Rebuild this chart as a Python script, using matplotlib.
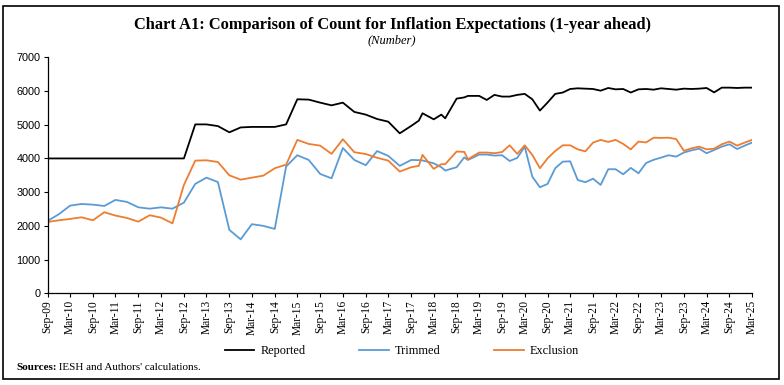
import matplotlib
matplotlib.use("Agg")
import matplotlib.pyplot as plt
import matplotlib.dates as mdates
from matplotlib.patches import Rectangle
import pandas as pd

# survey rounds: quarterly until Sep-17, then (mostly) bi-monthly
rounds = [
    "Sep-09", "Dec-09", "Mar-10", "Jun-10", "Sep-10", "Dec-10", "Mar-11", "Jun-11",
    "Sep-11", "Dec-11", "Mar-12", "Jun-12", "Sep-12", "Dec-12", "Mar-13", "Jun-13",
    "Sep-13", "Dec-13", "Mar-14", "Jun-14", "Sep-14", "Dec-14", "Mar-15", "Jun-15",
    "Sep-15", "Dec-15", "Mar-16", "Jun-16", "Sep-16", "Dec-16", "Mar-17", "Jun-17",
    "Sep-17", "Nov-17", "Dec-17", "Mar-18", "May-18", "Jun-18", "Sep-18", "Nov-18",
    "Dec-18", "Mar-19", "May-19", "Jul-19", "Sep-19", "Nov-19", "Jan-20", "Mar-20",
    "May-20", "Jul-20", "Sep-20", "Nov-20", "Jan-21", "Mar-21", "May-21", "Jul-21",
    "Sep-21", "Nov-21", "Jan-22", "Mar-22", "May-22", "Jul-22", "Sep-22", "Nov-22",
    "Jan-23", "Mar-23", "May-23", "Jul-23", "Sep-23", "Nov-23", "Jan-24", "Mar-24",
    "May-24", "Jul-24", "Sep-24", "Nov-24", "Jan-25", "Mar-25",
]

reported = [
    4000, 4000, 4000, 4000, 4000, 4000, 4000, 4000,
    4000, 4000, 4000, 4000, 4000, 5010, 5010, 4960,
    4775, 4920, 4935, 4935, 4935, 5010, 5755, 5745,
    5655, 5575, 5655, 5380, 5300, 5170, 5090, 4745,
    4965, 5120, 5340, 5160, 5300, 5190, 5775, 5810,
    5855, 5855, 5735, 5885, 5835, 5835, 5885, 5915,
    5755, 5420, 5660, 5915, 5955, 6060, 6080, 6070,
    6060, 6010, 6090, 6050, 6060, 5955, 6050, 6060,
    6040, 6080, 6060, 6040, 6070, 6060, 6070, 6090,
    5960, 6100, 6100, 6090, 6100, 6100,
]

trimmed = [
    2145, 2345, 2600, 2650, 2630, 2590, 2770, 2710,
    2550, 2510, 2550, 2510, 2690, 3245, 3430, 3300,
    1880, 1600, 2050, 2000, 1910, 3760, 4095, 3955,
    3540, 3410, 4310, 3955, 3800, 4220, 4075, 3780,
    3955, 3950, 3940, 3855, 3740, 3640, 3740, 4030,
    3955, 4115, 4115, 4085, 4095, 3925, 4015, 4350,
    3460, 3145, 3245, 3710, 3905, 3915, 3360, 3295,
    3400, 3215, 3680, 3680, 3530, 3720, 3560, 3865,
    3960, 4025, 4095, 4055, 4175, 4240, 4290, 4155,
    4250, 4350, 4420, 4280, 4380, 4470,
]

exclusion = [
    2115, 2165, 2205, 2255, 2165, 2405, 2305, 2235,
    2125, 2315, 2245, 2075, 3215, 3935, 3945, 3895,
    3500, 3370, 3430, 3490, 3710, 3815, 4550, 4430,
    4380, 4135, 4570, 4185, 4130, 4020, 3935, 3610,
    3740, 3780, 4105, 3690, 3830, 3830, 4205, 4195,
    3975, 4175, 4175, 4155, 4190, 4390, 4135, 4390,
    4105, 3710, 4005, 4220, 4390, 4390, 4270, 4210,
    4470, 4550, 4490, 4550, 4430, 4270, 4500, 4475,
    4615, 4610, 4615, 4575, 4225, 4300, 4350, 4270,
    4290, 4420, 4500, 4380, 4470, 4550,
]

SERIES = [
    ("Reported", reported, "black"),
    ("Trimmed", trimmed, "#5B9BD5"),
    ("Exclusion", exclusion, "#ED7D31"),
]

dates = pd.to_datetime(rounds, format="%b-%y")

plt.rcParams.update({"font.family": "Liberation Serif"})

fig = plt.figure(figsize=(7.84, 3.85), dpi=100)
ax = fig.add_axes([47.5 / 784, 1 - 293.3 / 385, (752 - 47.5) / 784, (293.3 - 57.3) / 385])

handles = []
for name, vals, color in SERIES:
    (ln,) = ax.plot(dates, vals, color=color, lw=1.3, label=name)
    handles.append(ln)

ax.set_xlim(pd.Timestamp("2009-09-01"), pd.Timestamp("2025-03-01"))
ax.set_ylim(0, 7000)
ax.set_yticks(range(0, 7001, 1000))
ax.xaxis.set_major_locator(mdates.MonthLocator(bymonth=[3, 9]))
ax.xaxis.set_major_formatter(mdates.DateFormatter("%b-%y"))
ax.tick_params(axis="x", rotation=90, labelsize=8.3, length=3, pad=2)
ax.tick_params(axis="y", labelsize=7.8, length=3, pad=2)
for lab in ax.get_yticklabels():
    lab.set_fontfamily("Liberation Sans")
for s in ("top", "right"):
    ax.spines[s].set_visible(False)
for s in ("left", "bottom"):
    ax.spines[s].set_linewidth(0.9)

fig.text(0.5, 1 - 25 / 385, "Chart A1: Comparison of Count for Inflation Expectations (1-year ahead)",
         ha="center", va="center", fontsize=11.8, fontweight="bold")
fig.text(0.5, 1 - 40.5 / 385, "(Number)", ha="center", va="center", fontsize=9, style="italic")

fig.legend(handles=handles, loc="center", bbox_to_anchor=(402 / 784, 1 - 351 / 385), ncol=3,
           frameon=False, fontsize=8.8, handlelength=2.4, handletextpad=0.5, columnspacing=4.4)

src = fig.text(16 / 784, 1 - 368 / 385, "Sources:", ha="left", va="center", fontsize=8,
               fontweight="bold")
ax.annotate(" IESH and Authors' calculations.", xy=(1, 0.5), xycoords=src, ha="left",
            va="center", fontsize=8, annotation_clip=False)

fig.patches.append(Rectangle((3 / 784, 1 - 379 / 385), 776 / 784, 373 / 385, transform=fig.transFigure,
                             fill=False, edgecolor="black", lw=1.2))

fig.savefig("out.png", dpi=100)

□ □ □ □ □ □ □

Please repeat exactly the data above from its first line to the line that contains "import pandas as pd", inclusive, and leave every picture out.

REPLY TO THE EXERCISE =>
Rebuild this chart as a Python script, using matplotlib.
import matplotlib
matplotlib.use("Agg")
import matplotlib.pyplot as plt
import matplotlib.dates as mdates
from matplotlib.patches import Rectangle
import pandas as pd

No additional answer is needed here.